Court documents show stalking-horse group reduced bid amount to solely purchase television assets

A stalking-horse group of Relativity Media’s senior lenders won the studio’s successful television division at auction this week, taking Thomas Forman’s department for $125 million.

The amount is half of what was expected from the lenders — Anchorage Capital, Falcon Investments and Luxor Capital — who had entered a $250 million bid in August for all of Relativity’s bankrupt assets, including film and music.

“The amendment reduced the Stalking Horse Bidder’s $250 million credit bid for substantially all of the Debtors’ assets to a $125 million credit bid for the purchase of only the Relativity television business,” documents said. “The Debtors intend for the remainder of the Debtors’ assets to form the basis of a plan of reorganization.”

Relativity TV — which has hits like MTV’s “Catfish: The TV Show” and CBS’ scripted drama “Limitless” —  brought in a $96.6 million in revenues in 2014, and has managed to exceed projections since the company’s bankruptcy filing, earning $22 million in the last two months.

While the stalking-horse group has consistently expressed a “vested interest” in all the assets, one individual familiar with the group’s thinking told TheWrap they consider the TV assets the “crown jewel” in the studio’s portfolio.

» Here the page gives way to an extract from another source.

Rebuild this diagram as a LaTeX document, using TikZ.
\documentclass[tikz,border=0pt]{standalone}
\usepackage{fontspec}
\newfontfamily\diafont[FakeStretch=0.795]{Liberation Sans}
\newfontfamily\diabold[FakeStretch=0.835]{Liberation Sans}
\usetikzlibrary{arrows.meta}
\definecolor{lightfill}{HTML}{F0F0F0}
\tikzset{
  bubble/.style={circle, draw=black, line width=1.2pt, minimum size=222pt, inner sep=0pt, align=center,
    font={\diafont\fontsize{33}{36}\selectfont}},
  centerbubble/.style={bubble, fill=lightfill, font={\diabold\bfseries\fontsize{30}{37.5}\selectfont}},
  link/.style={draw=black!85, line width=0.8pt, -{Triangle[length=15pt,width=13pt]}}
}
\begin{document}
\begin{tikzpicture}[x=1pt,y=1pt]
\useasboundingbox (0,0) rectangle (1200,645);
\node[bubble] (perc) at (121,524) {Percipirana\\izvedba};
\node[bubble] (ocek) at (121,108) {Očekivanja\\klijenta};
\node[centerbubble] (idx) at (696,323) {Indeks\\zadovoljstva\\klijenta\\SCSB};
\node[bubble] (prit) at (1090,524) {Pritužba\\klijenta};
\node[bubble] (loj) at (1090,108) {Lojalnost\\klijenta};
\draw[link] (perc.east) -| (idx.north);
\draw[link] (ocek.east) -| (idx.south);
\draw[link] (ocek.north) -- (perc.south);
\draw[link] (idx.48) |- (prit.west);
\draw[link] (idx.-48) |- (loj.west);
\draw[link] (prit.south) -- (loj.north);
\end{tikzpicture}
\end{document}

Forman’s division might also fit nicely with other entertainment companies in the senior lenders’ portfolios; Anchorage has a major stake in MGM.

As TheWrap reported Thursday, company chairman and CEO Ryan Kavanaugh made a stunning comeback in the bankruptcy process — having ironed out a new deal to reclaim all of his studio minus the TV property.

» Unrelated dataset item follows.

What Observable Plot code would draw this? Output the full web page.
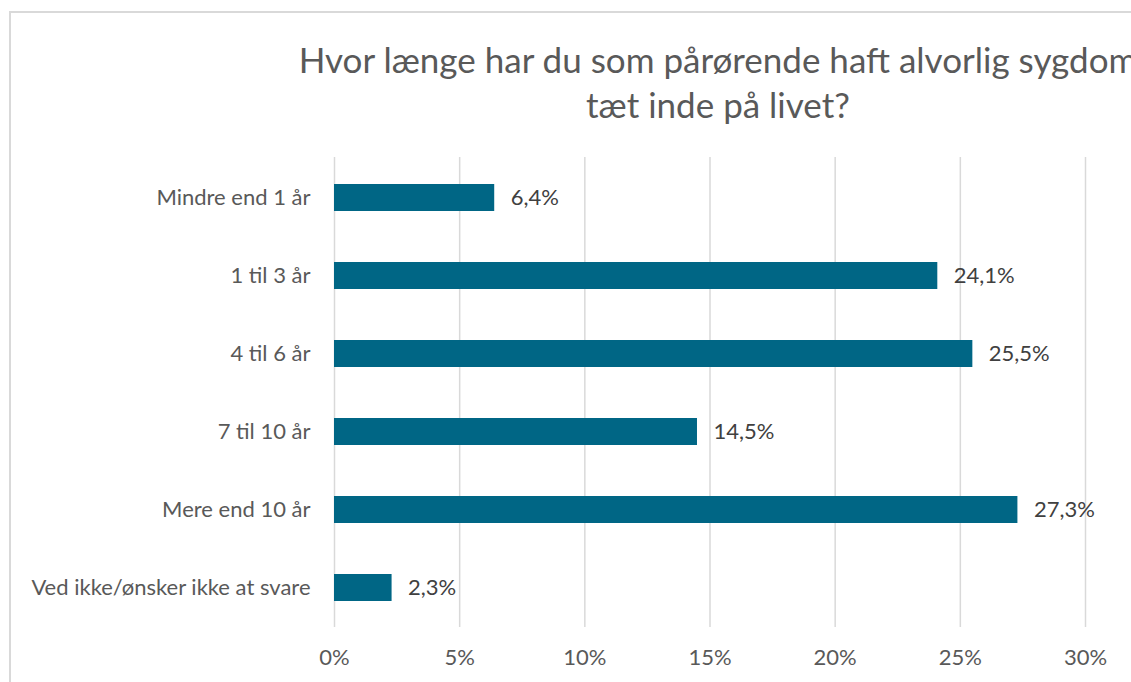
<!DOCTYPE html>
<html>
<head>
<meta charset="utf-8">
<script src="https://cdn.jsdelivr.net/npm/d3@7"></script>
<script src="https://cdn.jsdelivr.net/npm/@observablehq/plot@0.6"></script>
<style>
  html, body { margin: 0; padding: 0; background: #fff; }
  #wrap { position: relative; width: 1131px; height: 682px; overflow: hidden; background: #fff; font-family: Lato, "Open Sans", sans-serif; }
  #frame { position: absolute; left: 9px; top: 11px; width: 1200px; height: 800px; border-left: 2px solid #d9d9d9; border-top: 2px solid #d9d9d9; box-sizing: border-box; }
  #title { position: absolute; left: 218px; width: 1000px; top: 37px; text-align: center; font-size: 35px; line-height: 45px; color: #595959; white-space: nowrap; }
  #chart { position: absolute; left: 0; top: 0; }
</style>
</head>
<body>
<div id="wrap">
  <div id="frame"></div>
  <div id="title">Hvor længe har du som pårørende haft alvorlig sygdom<br>tæt inde på livet?</div>
  <div id="chart"></div>
</div>
<script>
const categories = ["Mindre end 1 år", "1 til 3 år", "4 til 6 år", "7 til 10 år", "Mere end 10 år", "Ved ikke/ønsker ikke at svare"];
const values = [6.4, 24.1, 25.5, 14.5, 27.3, 2.3];
const xTicks = [0, 5, 10, 15, 20, 25, 30];

const data = categories.map((c, i) => ({category: c, value: values[i]}));
const fmt = v => v.toFixed(1).replace(".", ",") + "%";

const chart = Plot.plot({
  width: 1131,
  height: 682,
  marginTop: 157,
  marginBottom: 55,
  marginLeft: 334,
  marginRight: 46,
  style: {fontFamily: "Lato, 'Open Sans', sans-serif", fontSize: "22px", color: "#595959", background: "transparent", overflow: "visible"},
  x: {domain: [0, 30], ticks: xTicks, tickFormat: d => d + "%", label: null},
  y: {domain: categories, paddingInner: 0.655, paddingOuter: 0.3275, label: null},
  marks: [
    Plot.ruleX(xTicks, {stroke: "#d9d9d9", strokeWidth: 1.5}),
    Plot.barX(data, {x: "value", y: "category", fill: "#006685"}),
    Plot.text(data, {x: "value", y: "category", text: d => fmt(d.value), textAnchor: "start", dx: 16, fill: "#404040", fontSize: 22}),
    Plot.axisX({ticks: xTicks, tickFormat: d => d + "%", tickSize: 0, tickPadding: 22, fontSize: 22, label: null}),
    Plot.axisY({tickSize: 0, tickPadding: 24, fontSize: 22, label: null})
  ]
});
document.getElementById("chart").appendChild(chart);
</script>
</body>
</html>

Kavanaugh has assembled a group of friends and previously interested investors to help him recapitalize the remainder of his nine-year-old baby: Ron Burkle and his Yucaipa Investments, Elliot Management and Catalyst Capital — which nearly helped Relativity avoid bankruptcy back in July with an infusion of cash that was thwarted when the senior lenders in the stalking-horse group exercised an option to acquire the majority debt.

It’s currently unknown how much capital Kavanaugh has raised, nor if it will be enough to sway the approval of the court. Sale terms go before U.S. Bankruptcy Court Judge Michael Wiles on Monday in New York.